Cass. com., 10 novembre 2015, pourvoi n°14-14.636
L’apparence d’une société créée de fait par un agent commercial et ses sous-agents commerciaux n’est pas prouvée par le mandant dès lors que plusieurs éléments démontrent un lien exclusif entre le mandant et l’agent commercial, notamment dans les relevés de commission et factures liées.
Ce qu’il faut retenir : L’apparence d’une société créée de fait par un agent commercial et ses sous-agents commerciaux n’est pas prouvée par le mandant dès lors que plusieurs éléments démontrent un lien exclusif entre le mandant et l’agent commercial, notamment dans les relevés de commission et factures liées.
Pour approfondir : En l’espèce, une société mandante avait conclu un contrat d’agent commercial avec une personne physique pour négocier la vente de ses produits. Cet agent a eu recours à des sous-agents pour l’exercice de son activité avec lesquels il était contractuellement lié par deux contrats distincts.

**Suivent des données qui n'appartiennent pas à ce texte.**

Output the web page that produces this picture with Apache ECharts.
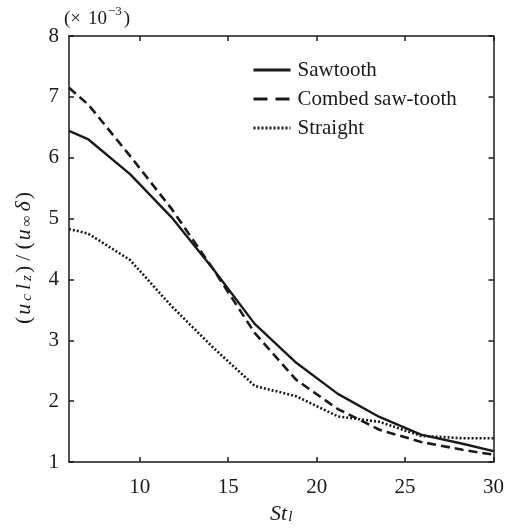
<!DOCTYPE html>
<html>
<head>
<meta charset="utf-8">
<script src="https://cdn.jsdelivr.net/npm/echarts@6/dist/echarts.min.js"></script>
<style>
    html, body { margin: 0; padding: 0; background: #fff; }
    #chart { width: 507px; height: 530px; }
</style>
</head>
<body>
<div id="chart"></div>
<script>
    // St_l sample positions shared by the three curves
    var stl = [6, 7.1, 9.45, 11.8, 14.15, 16.5, 18.85, 21.2, 23.55, 25.9, 28.25, 30];
    // values in units of 1e-3
    var sawtooth = [6.44, 6.30, 5.73, 5.02, 4.17, 3.27, 2.63, 2.12, 1.74, 1.45, 1.30, 1.18];
    var combed = [7.15, 6.87, 6.03, 5.16, 4.17, 3.12, 2.35, 1.87, 1.53, 1.33, 1.20, 1.12];
    var straight = [4.83, 4.75, 4.32, 3.56, 2.88, 2.25, 2.08, 1.75, 1.66, 1.43, 1.39, 1.39];
    var xTicks = [10, 15, 20, 25, 30];
    var names = ['Sawtooth', 'Combed saw-tooth', 'Straight'];

    var ink = '#1a1a1a';
    var serif = 'Liberation Serif';

    function pairs(ys) {
        return stl.map(function (x, i) { return [x, ys[i]]; });
    }

    var chart = echarts.init(document.getElementById('chart'));

    var baseX = {
        type: 'value', min: 6, max: 30,
        axisLine: {show: true, onZero: false, lineStyle: {color: ink, width: 1.5}},
        axisTick: {show: true, inside: true, length: 5, customValues: xTicks, lineStyle: {color: ink, width: 1.5}},
        splitLine: {show: false}
    };
    var baseY = {
        type: 'value', min: 1, max: 8, interval: 1,
        axisLine: {show: true, onZero: false, lineStyle: {color: ink, width: 1.5}},
        axisTick: {show: true, inside: true, length: 5, lineStyle: {color: ink, width: 1.5}},
        splitLine: {show: false}
    };

    var option = {
        backgroundColor: '#fff',
        animation: false,
        grid: {left: 69, right: 9, top: 36, bottom: 59},
        legend: {
            orient: 'vertical',
            left: 247,
            top: 54,
            itemWidth: 37,
            itemHeight: 14,
            itemGap: 7,
            data: [
                {name: names[0]},
                {name: names[1], lineStyle: {type: [14, 8]}},
                {name: names[2]}
            ],
            itemStyle: {opacity: 0},
            lineStyle: {width: 3},
            textStyle: {fontFamily: serif, fontSize: 21, lineHeight: 22, color: ink, padding: [0, 0, 0, 2]}
        },
        xAxis: [
            Object.assign({}, baseX, {
                position: 'bottom',
                axisLabel: {show: true, customValues: xTicks, fontFamily: serif, fontSize: 21, color: ink, margin: 15},
                name: '{i|St}{s|l}',
                nameLocation: 'middle',
                nameGap: 37,
                nameTextStyle: {
                    rich: {
                        i: {fontFamily: serif, fontStyle: 'italic', fontSize: 22, color: ink, lineHeight: 26, verticalAlign: 'bottom'},
                        s: {fontFamily: serif, fontStyle: 'italic', fontSize: 15, color: ink, lineHeight: 12, verticalAlign: 'bottom', padding: [0, 0, 0, 1]}
                    }
                }
            }),
            Object.assign({}, baseX, {position: 'top', axisLabel: {show: false}})
        ],
        yAxis: [
            Object.assign({}, baseY, {
                position: 'left',
                axisLabel: {show: true, fontFamily: serif, fontSize: 21, color: ink, margin: 10},
                name: '{p|(}{i|u}{s|c}{i|l}{s|z}{p|)}{q|/}{p|(}{i|u}{s|∞}{i|δ}{p|)}',
                nameLocation: 'middle',
                nameRotate: 90,
                nameGap: 34,
                nameTextStyle: {
                    padding: [0, 18, 0, 0],
                    rich: {
                        p: {fontFamily: serif, fontSize: 22, color: ink, lineHeight: 26, verticalAlign: 'bottom'},
                        q: {fontFamily: serif, fontSize: 22, color: ink, lineHeight: 26, verticalAlign: 'bottom', padding: [0, 5, 0, 5]},
                        i: {fontFamily: serif, fontStyle: 'italic', fontSize: 22, color: ink, lineHeight: 26, verticalAlign: 'bottom', padding: [0, 2, 0, 2]},
                        s: {fontFamily: serif, fontStyle: 'italic', fontSize: 15, color: ink, lineHeight: 11, verticalAlign: 'bottom', padding: [0, 2, 0, 1]}
                    }
                }
            }),
            Object.assign({}, baseY, {position: 'right', axisLabel: {show: false}})
        ],
        graphic: [{
            type: 'text',
            left: 64,
            top: 5,
            style: {
                text: '{p|(×}{n|10}{u|−3}{p|)}',
                rich: {
                    p: {fontFamily: serif, fontSize: 19, fill: ink, lineHeight: 24, verticalAlign: 'bottom'},
                    n: {fontFamily: serif, fontSize: 19, fill: ink, lineHeight: 24, verticalAlign: 'bottom', padding: [0, 0, 0, 7]},
                    u: {fontFamily: serif, fontSize: 13, fill: ink, lineHeight: 24, verticalAlign: 'top', padding: [0, 2, 0, 1]}
                }
            }
        }],
        series: [
            {
                name: names[0], type: 'line', data: pairs(sawtooth), symbol: 'none',
                lineStyle: {color: ink, width: 2.4, type: 'solid'}, itemStyle: {color: ink}
            },
            {
                name: names[1], type: 'line', data: pairs(combed), symbol: 'none',
                lineStyle: {color: ink, width: 2.6, type: [9, 5]}, itemStyle: {color: ink}
            },
            {
                name: names[2], type: 'line', data: pairs(straight), symbol: 'none',
                lineStyle: {color: ink, width: 2.6, type: [2, 2]}, itemStyle: {color: ink}
            }
        ]
    };
    chart.setOption(option);
</script>
</body>
</html>
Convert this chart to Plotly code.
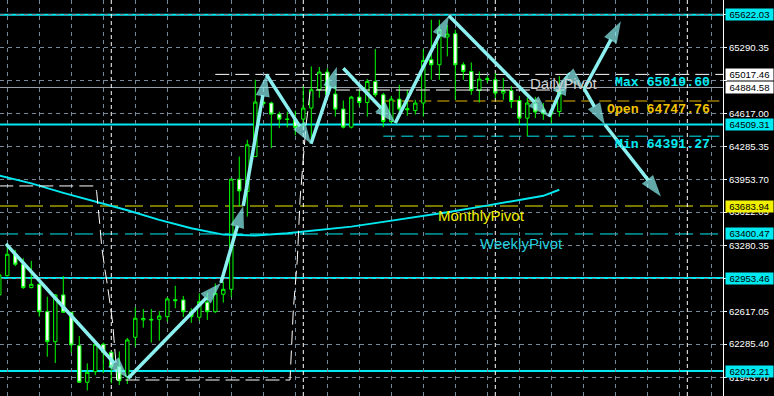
import plotly.graph_objects as go

# ---------------- data ----------------
opens = [62783, 62978, 63195, 63094, 62857, 62891, 62613, 62309, 62783, 62607,
         62269, 61898, 62005, 62283, 62202, 62056, 61954, 62354, 62530, 62536,
         62536, 62563, 62735, 62732, 62613, 62557, 62709, 62613, 62790, 62840,
         63956, 63830, 64185, 64737, 64727, 64615, 64566, 64560, 64564, 64676,
         64862, 65041, 64818, 64666, 64483, 64787, 64733, 64946, 64811, 64540,
         64767, 64670, 64652, 64727, 65166, 65115, 65396, 65430, 65115, 65047,
         64854, 64975, 64963, 64828, 64854, 64753, 64574, 64720, 64660, 64617,
         64641]
highs = [63010, 63310, 63240, 63155, 63128, 62900, 62765, 62790, 62975, 62610,
         62367, 62090, 62290, 62300, 62210, 62210, 62347, 62658, 62640, 62640,
         62620, 62760, 62875, 62773, 62648, 62800, 62806, 62900, 62918, 63960,
         64185, 64355, 64963, 64760, 64740, 64640, 64640, 64650, 64895, 65098,
         65092, 65080, 64902, 64753, 64800, 64862, 64970, 65274, 64830, 64800,
         64912, 64862, 64760, 65274, 65571, 65571, 65520, 65470, 65140, 65138,
         65047, 65000, 65030, 64980, 64900, 64800, 64780, 64790, 64727, 64660,
         65000]
lows = [62760, 62970, 63075, 62845, 62850, 62563, 62157, 62093, 62600, 62198,
        61890, 61816, 61970, 61990, 61887, 61870, 61880, 62258, 62451, 62300,
        62320, 62512, 62648, 62560, 62500, 62522, 62530, 62600, 62705, 62760,
        63680, 63577, 64180, 64700, 64270, 64473, 64480, 64400, 64480, 64320,
        64780, 64800, 64590, 64470, 64470, 64692, 64590, 64790, 64483, 64520,
        64600, 64598, 64610, 64590, 64963, 64963, 65200, 64760, 64963, 64811,
        64733, 64930, 64777, 64760, 64676, 64507, 64391.27, 64574, 64557, 64524,
        64590]
closes = [62986, 63195, 63094, 62857, 62891, 62613, 62309, 62783, 62607, 62276,
          61898, 61999, 62283, 62202, 62056, 61914, 62327, 62547, 62545, 62530,
          62570, 62742, 62725, 62613, 62563, 62715, 62613, 62800, 62840, 63956,
          63837, 64304, 64737, 64720, 64615, 64564, 64560, 64480, 64676, 64862,
          65041, 64811, 64666, 64483, 64787, 64733, 64946, 64811, 64540, 64767,
          64666, 64660, 64727, 65159, 65115, 65470, 65426, 65115, 65047, 64854,
          64970, 64965, 64828, 64854, 64743, 64574, 64727, 64636, 64620, 64640,
          64844]
bars = list(range(len(opens)))

# moving average (sampled at bars)
ma_bar = [0, 4, 8, 12, 16, 20, 24, 28, 32, 36, 40, 44, 48, 52, 56, 60, 64, 68, 70]
ma_val = [63992, 63913, 63817, 63731, 63640, 63543, 63459, 63394, 63386, 63408,
          63442, 63475, 63523, 63569, 63621, 63675, 63731, 63787, 63848]

# white dashed channel indicator
ch_bar = [0, 11.96, 12.17, 12.37, 12.59, 12.8, 13.0, 13.21, 13.42, 13.63, 13.84,
          14.17, 14.38, 14.55, 14.67, 36.34, 36.75, 37.25, 37.59, 38.0, 38.34,
          38.59, 38.84, 39.09, 70.7]
ch_val = [63887, 63887, 63829, 63677, 63474, 63272, 63137, 63036, 62934, 62833,
          62698, 62499, 62326, 62124, 61921, 61921, 62630, 63137, 63745, 64150,
          64505, 64657, 64839, 64859, 64859]

# zigzag arrow points
zz_bar = [0.84, 16.1, 27.7, 30.5, 33.4, 38.96, 42.2, 43.0, 49.5, 56.2, 68.7,
          71.1, 73.1, 77.7, 75.7, 82.7]
zz_val = [63300, 61938, 62905, 63685, 65014, 64314, 65095, 65080, 64524, 65612,
          64588, 65029, 64872, 65556, 64507, 63780]
zz_segments = [(0, 1), (1, 2), (2, 3), (3, 4), (4, 5), (5, 6), (7, 8), (8, 9),
               (9, 10), (10, 11), (11, 12), (12, 13), (12, 14), (14, 15)]

# levels
solid_levels = [65622.03, 64509.31, 62953.46, 62012.21]
monthly_pivot = 63683.94
weekly_pivot = 63400.47
daily_pivot = 65017.46
bid_price = 64884.58
day_max = 65019.60
day_open = 64747.76
day_min = 64391.27
daily_start_bar = 48
pivot_start_bar = 27
day_separators = [14, 38, 62, 86]

tick_vals = [65622.00, 65290.35, 64953.70, 64617.00, 64285.35, 63953.70,
             63622.05, 63280.35, 62948.70, 62617.05, 62285.40, 61943.70]
hidden_ticks = [65622.00, 64953.70, 62948.70]   # covered by level labels
tick_text = ["" if v in hidden_ticks else "%.2f" % v for v in tick_vals]

CYAN = "#00E8F0"
YEL = "#EEEE00"
ARROW = "#8CF0F0"
GRID = "#778899"

XR = [0.09, 90.46]
YR = [61758.9, 65771.0]

fig = go.Figure()

fig.add_trace(go.Candlestick(
    x=bars, open=opens, high=highs, low=lows, close=closes,
    increasing=dict(line=dict(color="#00FF00", width=1), fillcolor="#000000"),
    decreasing=dict(line=dict(color="#00FF00", width=1), fillcolor="#FFFFFF"),
    whiskerwidth=0, showlegend=False, hoverinfo="skip"))

fig.add_trace(go.Scatter(x=ma_bar, y=ma_val, mode="lines",
                         line=dict(color=CYAN, width=2), showlegend=False,
                         hoverinfo="skip"))

fig.add_trace(go.Scatter(x=ch_bar, y=ch_val, mode="lines",
                         line=dict(color="#FFFFFF", width=1, dash="14px,6px"),
                         showlegend=False, hoverinfo="skip"))

for a, b in zz_segments:
    fig.add_trace(go.Scatter(
        x=[zz_bar[a], zz_bar[b]], y=[zz_val[a], zz_val[b]],
        mode="lines+markers",
        line=dict(color=ARROW, width=3.5),
        marker=dict(symbol="arrow", size=[0, 23], angleref="previous",
                    color=ARROW, line=dict(width=0)),
        showlegend=False, hoverinfo="skip"))

shapes = []
for v in solid_levels:
    shapes.append(dict(type="line", xref="paper", yref="y", x0=0, x1=1, y0=v, y1=v,
                       line=dict(color=CYAN, width=2), layer="below"))
shapes.append(dict(type="line", xref="paper", yref="y", x0=0, x1=1,
                   y0=monthly_pivot, y1=monthly_pivot,
                   line=dict(color=YEL, width=1, dash="18px,7px"), layer="below"))
shapes.append(dict(type="line", xref="paper", yref="y", x0=0, x1=1,
                   y0=weekly_pivot, y1=weekly_pivot,
                   line=dict(color=CYAN, width=1, dash="18px,7px"), layer="below"))
shapes.append(dict(type="line", xref="x", yref="y", x0=pivot_start_bar, x1=XR[1],
                   y0=daily_pivot, y1=daily_pivot,
                   line=dict(color="#FFFFFF", width=1, dash="14px,6px"), layer="below"))
shapes.append(dict(type="line", xref="paper", yref="y", x0=0, x1=1,
                   y0=bid_price, y1=bid_price,
                   line=dict(color="#9AA0A8", width=1), layer="below"))
shapes.append(dict(type="line", xref="x", yref="y", x0=daily_start_bar, x1=XR[1],
                   y0=day_open, y1=day_open,
                   line=dict(color="#E6B800", width=1, dash="12px,6px"), layer="below"))
shapes.append(dict(type="line", xref="x", yref="y", x0=daily_start_bar, x1=XR[1],
                   y0=day_min, y1=day_min,
                   line=dict(color=CYAN, width=1, dash="12px,6px"), layer="below"))
for d in day_separators:
    shapes.append(dict(type="line", xref="x", yref="paper", x0=d, x1=d, y0=0, y1=1,
                       line=dict(color="#FFFFFF", width=1, dash="4px,3px"),
                       layer="below"))

annotations = []
AXFONT = "Liberation Sans, Arial"
box_labels = [(65622.03, CYAN), (daily_pivot, "#FFFFFF"), (bid_price, "#FFFFFF"),
              (64509.31, CYAN), (monthly_pivot, "#F0F000"), (weekly_pivot, CYAN),
              (62953.46, CYAN), (62012.21, CYAN)]
for v, bg in box_labels:
    annotations.append(dict(xref="paper", yref="y", x=1, y=v, xanchor="left",
                            yanchor="middle", xshift=2, text="%.2f" % v,
                            showarrow=False, bgcolor=bg, borderpad=0,
                            width=47, height=11, align="center", valign="middle",
                            font=dict(color="#000000", size=9.6, family=AXFONT)))

TXT = "Liberation Sans, Arial"
annotations.append(dict(xref="x", yref="y", x=54.7, y=monthly_pivot, xanchor="left",
                        yanchor="top", text="MonthlyPivot", showarrow=False,
                        borderpad=0, font=dict(color=YEL, size=15, family=TXT)))
annotations.append(dict(xref="x", yref="y", x=60.0, y=weekly_pivot, xanchor="left",
                        yanchor="top", text="WeeklyPivot", showarrow=False,
                        borderpad=0, font=dict(color="#22CCDD", size=15, family=TXT)))
annotations.append(dict(xref="x", yref="y", x=66.2, y=daily_pivot, xanchor="left",
                        yanchor="top", text="DailyPivot", showarrow=False,
                        borderpad=0, font=dict(color="#D0D0D0", size=15, family=TXT)))

MONO = "Liberation Mono, DejaVu Sans Mono, monospace"
for label, v, col in [("Max", day_max, CYAN), ("Open", day_open, "#F2C200"),
                      ("Min", day_min, CYAN)]:
    annotations.append(dict(xref="paper", yref="y", x=712 / 723, y=v,
                            xanchor="right", yanchor="middle", yshift=-8,
                            text="<b>%s %.2f</b>" % (label, v), showarrow=False,
                            font=dict(color=col, size=13.2, family=MONO)))

fig.update_layout(
    width=774, height=396,
    margin=dict(l=0, r=51, t=0, b=0),
    paper_bgcolor="#000000", plot_bgcolor="#000000",
    showlegend=False, boxgap=0.4,
    shapes=shapes, annotations=annotations,
    xaxis=dict(range=XR, rangeslider=dict(visible=False), showticklabels=False,
               tickvals=list(range(1, 91, 4)), ticks="", showgrid=True,
               gridcolor=GRID, gridwidth=1, griddash="4px,4px",
               zeroline=False, showline=False),
    yaxis=dict(range=YR, side="right", tickvals=tick_vals, ticktext=tick_text,
               showgrid=True, gridcolor=GRID, gridwidth=1, griddash="4px,4px",
               zeroline=False, showline=True, linecolor="#FFFFFF", linewidth=1,
               ticks="outside", ticklen=3, tickcolor="#FFFFFF",
               tickfont=dict(color="#FFFFFF", size=9.6, family=AXFONT)),
)

fig.write_html("out.html")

Après avoir notifié à la mandante sa volonté de mettre fin à leur relation, l’agent commercial principal lui réclama l’indemnité de cessation de contrat d’agent commercial. La mandante s’opposa à ce paiement en invoquant l’existence d’une société créée de fait entre l’agent commercial et ses sous-agents qui empêchait l’agent commercial principal de résilier seul et personnellement le mandat.
Pour appuyer sa thèse d’une société créée de fait, la mandante invoquait une apparence globale d’une telle société résultant :
- de l’absence de connaissance par elle du contenu des contrats de sous-agents commerciaux ;
- de l’existence de courriers à entête commune des 3 agents commerciaux envoyés à des clients de la mandante et renvoyés ensuite à la mandante par lesdits clients ;
- du fait que si la mandante adressait ses courriers et relevés de commission au seul agent commercial principal, c’est parce qu’elle s’adressait en réalité au représentant de la société qu’elle pensait créée de fait entre l’agent commercial principal et ses sous-agents.
Rejetant ces arguments, la Cour de cassation confirme l’arrêt d’appel et considère qu’aucune société créée de fait entre les trois agents commerciaux ne pouvait être retenue à l’égard de la mandante. En effet :
- les courriers à en-tête commune des trois agents commerciaux étaient en grande majorité adressés aux seuls clients et non à la mandante (les courriers adressés à la mandante directement étaient très rares) ;
- seul l’agent commercial principal adressait ses factures de commissions ;
- la mandante ne s’adressait qu’au seul agent commercial principal, notamment pour l’envoi des relevés de commission sur lesquels ne figurait que le nom de cet agent principal ;
- enfin, les courriers qu’envoyait l’agent principal à la mandante directement n’indiquaient que ses propres coordonnées (adresse, mail, etc.) alors que les coordonnées du bureau physique dans lequel il travaillait avec ses sous-agents étaient différentes.
Il résulte de cette décision que, pour apprécier l’existence d’une société créée de fait par un agent commercial et ses sous-agents notamment, il faut que tous les indices (ou en tout cas une majorité pertinente d’indices) convergent vers cette apparence, ce qui n’est bien évidemment pas le cas en l’espèce puisque les éléments les plus pertinents, à savoir les actes liés à la commission versée par la mandante, ne font pas référence aux prétendus associés de fait de l’agent principal.